Geometry for the Selfish Herd is my personal favorite from Hamilton's oeuvre. With a few pages of text and some simple algebra and geometry, Hamilton explains the behavior of animals wide ranging as elk, herring, starlings, bats, locusts, caterpillars, and sheep. All of these animals, and their brethren, aggregate into groups. Some theorists supposed that this was for the benefit of the species, for better access to mates or to enable members to assess population numbers. Hamilton thought this was nonsense. These animals are aggregating to ensure that their fellows are eaten rather than themselves.

In the first paragraph of the paper, Hamilton writes,

"Imagine a circular lily pond. Imagine that the pond shelters a colony of frogs and a water-snake. The snake preys on the frogs but only does so at a certain time of day-up to this time it sleeps on the bottom of the pond. Shortly before the snake is due to wake up all the frogs climb out onto the rim of the pond. This is because the snake prefers to catch frogs in the water. If it can’t find any, however, it rears its head out of the water and surveys the disconsolate line sitting on the rim-it is supposed that fear of terrestrial predators prevents the frogs from going back from the rim-the snake surveys this line and snatches the nearest one."
So what will the frogs do in such a situation? Will they disperse evenly about the rim of the pond where each frog has an equal chance of being eaten? (See Fig. A).

"No", said Hamilton, "each will have a better chance of not being nearest to the snake if he is situated in a narrow gap between two others." The frogs now bordering a wide gap will have the greatest chance of being eaten (See Fig. B).If the frogs continue to move, they will "quickly collect in heaps", with the outermost individuals selfishly struggling to find a place in the middle. So strong is this urge that animals will experience extreme discomfort at being separated from the herd. Hamilton cites a passage from Sir Francis Galton, Darwin's cousin.
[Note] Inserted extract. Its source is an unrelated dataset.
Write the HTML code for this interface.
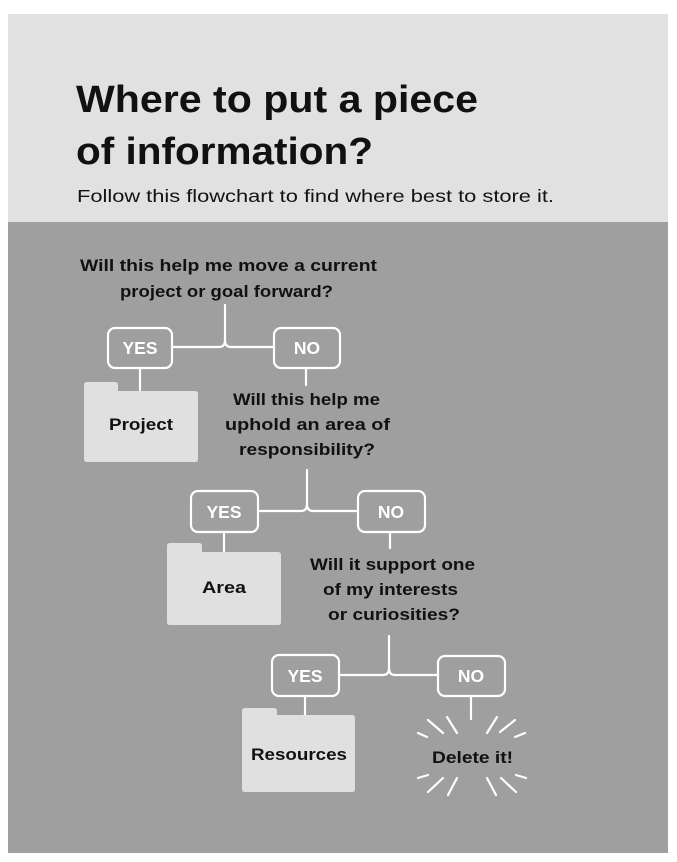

“Yet although the ox has so little affection for, or individual interest in, his fellows, he cannot endure even a momentary severance from his herd. If he be separated from it by stratagem or force, he exhibits every sign of mental agony; he strives with all his might to get back again and when he succeeds, he plunges into its middle, to bathe his whole body with the comfort of closest companionship.”

So there you have it, a superb theory of animal behavior, exceptionally general, expressed cogently and written with verve and enthusiasm. And such a great title. How cool is that?